Farmers/herders’ economic interdependence could bring lasting peace

While the federal government has failed to end clashes between farmers and herders by implementing the NLTP, in addition to providing succour and humanitarian interventions, the UNDP is developing and fostering economic interdependence between farmers and herders in communities where farmers and herders coexist.

Under this approach, farmers are empowered to grow and sell products that are relevant to herders such as feed, fodders and at a decent price, while the herders sell products such as milk to the farmers at affordable prices. Hence, they coexist economically by depending on each other.

This is being achieved in places like Ohimini in Agatu Local Government Area of the state which still has a significant number of herders.

In this community, the economic exchange is fostering communication and understanding between both parties, proving that herders and farmers can coexist with less chance of conflict, when they understand their economic usefulness.

In addition to fostering economic interdependence, as aforementioned, the UNDP is fostering the development of peace institutions, strengthening the peacebuilding capacities of communities.

Funded through the human security trust fund and the peacebuilding fund, UNDP is building the capacity of various communities to identify issues before they become conflicts through an early warning system.

To support that process, the agency recently presented the draft of a bill called Peace Building Agency Bill to Titus Uba, speaker of the Benue State House of Assembly.

The Peace Building Agency Bill has been identified as a potential asset that will institutionalise the peace process and drive more investment from the government.
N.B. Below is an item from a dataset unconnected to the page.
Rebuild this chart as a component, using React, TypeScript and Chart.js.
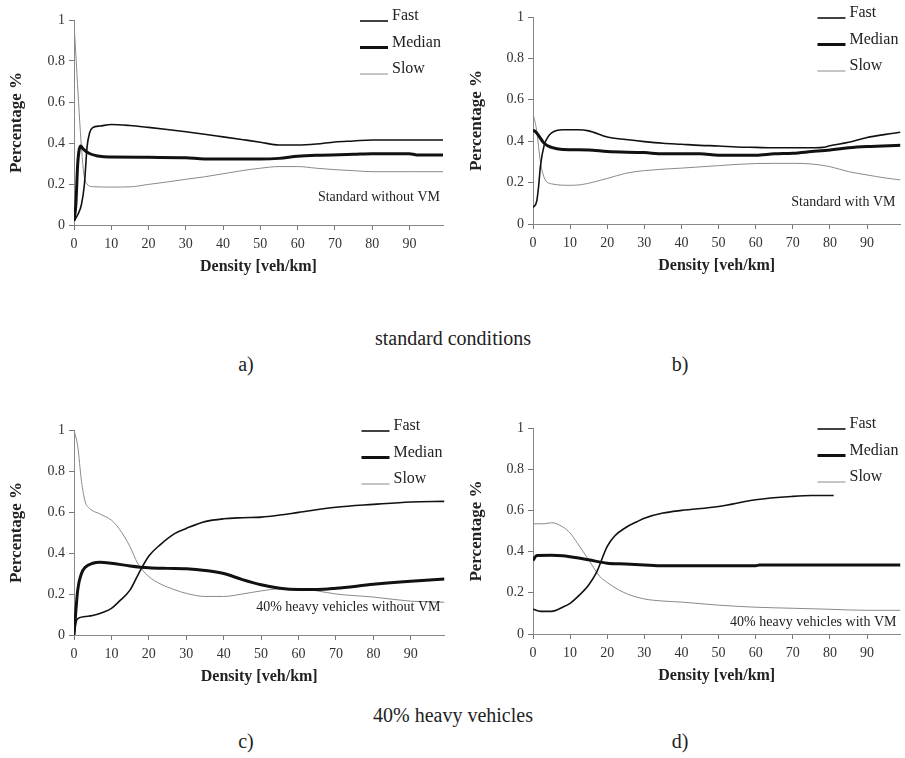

It is expected to institutionalise training of people and advocacy to identify early warning signs and promote early response to potential crises situations.

Agri-business innovation hub underway

As an agro-based economy, the UNDP seeks the establishment of an innovation hub, to empower locals to add value to agricultural products in the state. The agency is also working with the state government to provide those trained in agri-business with land, extension services, and farm inputs.